Making Sense of Vietnam

Using a Marxist class perspective, Neale makes sense of the post WWII history of Vietnam in all its complexity. In fact, having read Neale's history, the standard nationalist histories which insist on nation states as the central actors, seem not just inadequate, but misleading. By emphasizing the clash of Vietnam's many masters and would-be masters, both colonial and local, including Asians -- Japanese and Chinese -- French, and U.S., Neale gives us compelling and instructive insights into time and a place that is now remebered by most Americans as the first war the U.S. ever lost, a war that created a syndrome that could only be overcome by winning the first Gulf War. Particularly good on how the French colonists and the Vietnamese landlord class ruled amicably for a number of years, the insurgence of the Marxist inspired North Vietnamese, followed by the arrival of the U.S. to prop up the French Catholic Vietnamese dictatorship in the name of global anti-communism. An excellent and even awesome achievment.

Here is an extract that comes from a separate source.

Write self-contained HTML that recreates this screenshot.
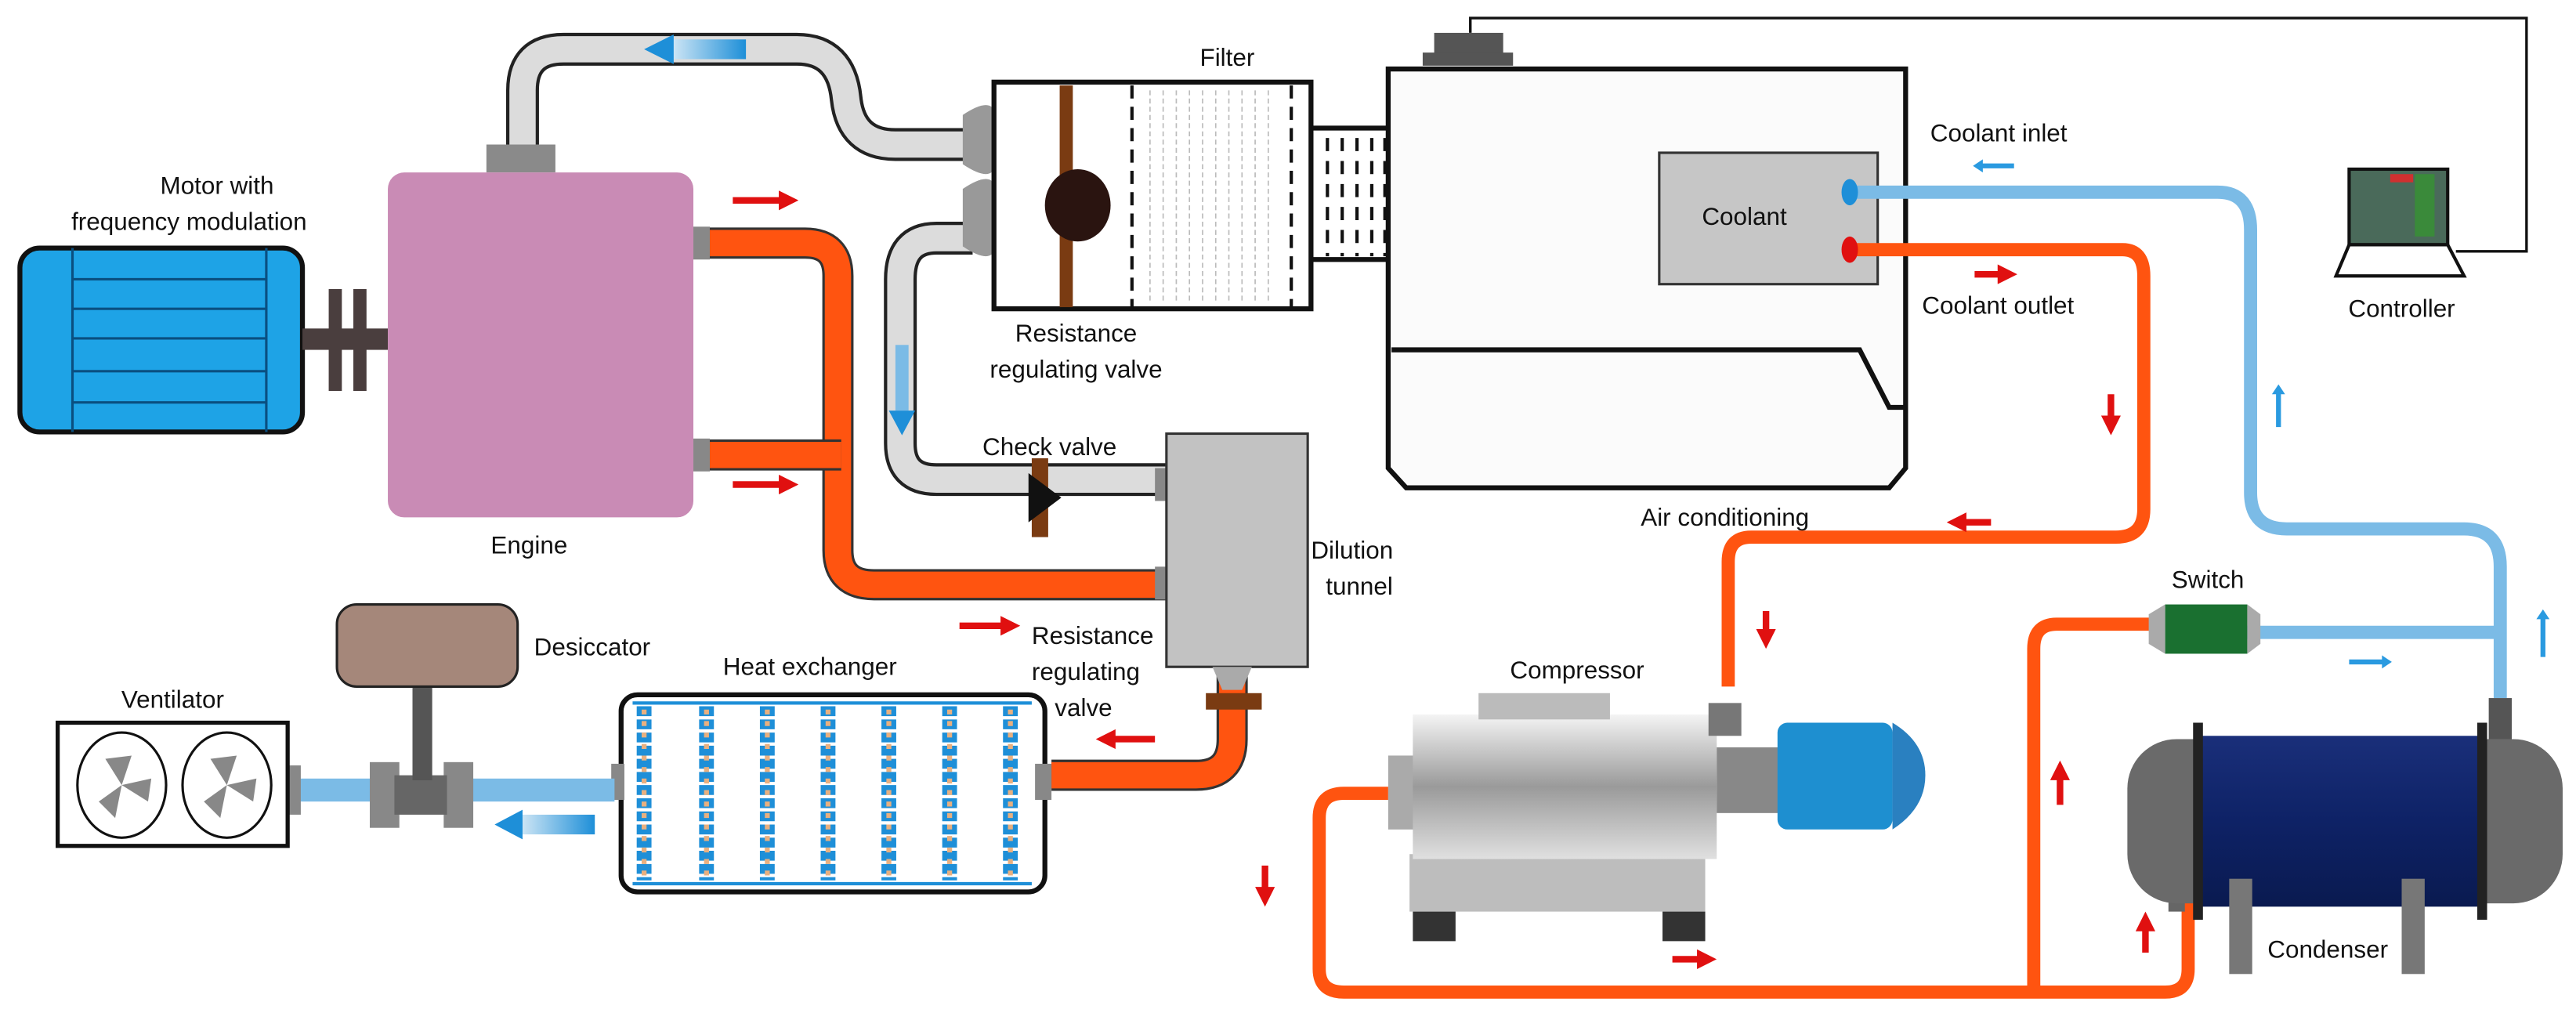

An Excellent Primer to the Vietnam War

Whether you are already familiar with the war, or new to the subject, this book is an excellent addition because of the approach it takes. While most history is written from the view of the powerful, this book concentrates on those segments of the population typically brushed aside in the telling of history, i.e. the masses. To quickly address the previous reviewer's comments on the book--Regarding the novel quoted from describing the rape scene: that was only one aspect of the author's approach; he also quotes directly from soldiers who witnessed such acts. If you want hard numbers on the number of rapes, good luck finding out, at least in any establishment histories or sources. While the number has been estimated in the hundreds of thousands, it was certainly a number the U.S. was unconcerned with, just as it was unconcerned with the numbers of Vietnamese dead (estimated to be 3 to 4 million dead peasants in that war). J. Neale broaches the topics of the Russian revolution, McCarthyism, and classism here at home; but does so as to give the Vietnam war a more proper context. Wars don't occur in vaccums, and he points out that there were a number of factors that contributed to the U.S. terror in Vietnam.Regarding the oversimplifications, you'll find that in any concise approach to telling history, particularly something as monolithic as the Vietnam war which spanned 4 decades. If you want a greater understanding, you'll need to read from a lot of sources. Lastly, regarding the author's tying in of Vietnam with today's wars, the author is merely doing what a historian ought to be doing. Learning about previous acts of U.S. terror serves no purpose on its own unless the ultimate aim is to affect the terror that continues today. Many of the lessons of Vietnam aptly apply to Bush's acts of terror and aggression in the middle east today. If you're looking for an establishment history of the war, try Robert McNamara's "In Retrospect" which is a typical exercise in apologetics for American terror (i.e. WE were attacked by Vietnam, OUR intentions were moral and good, WE suffered in the war, etc.)If you enjoy this book, and want to read one of the other (very few) humane tellings of the Vietnam war, try SECRETS, by Daniel Ellsberg.

Highly Recommended

Shredding the lies and fabrications that conservative Americans like to pretend are facts, Neale gives a clear and accurate account of the war. Not to be missed.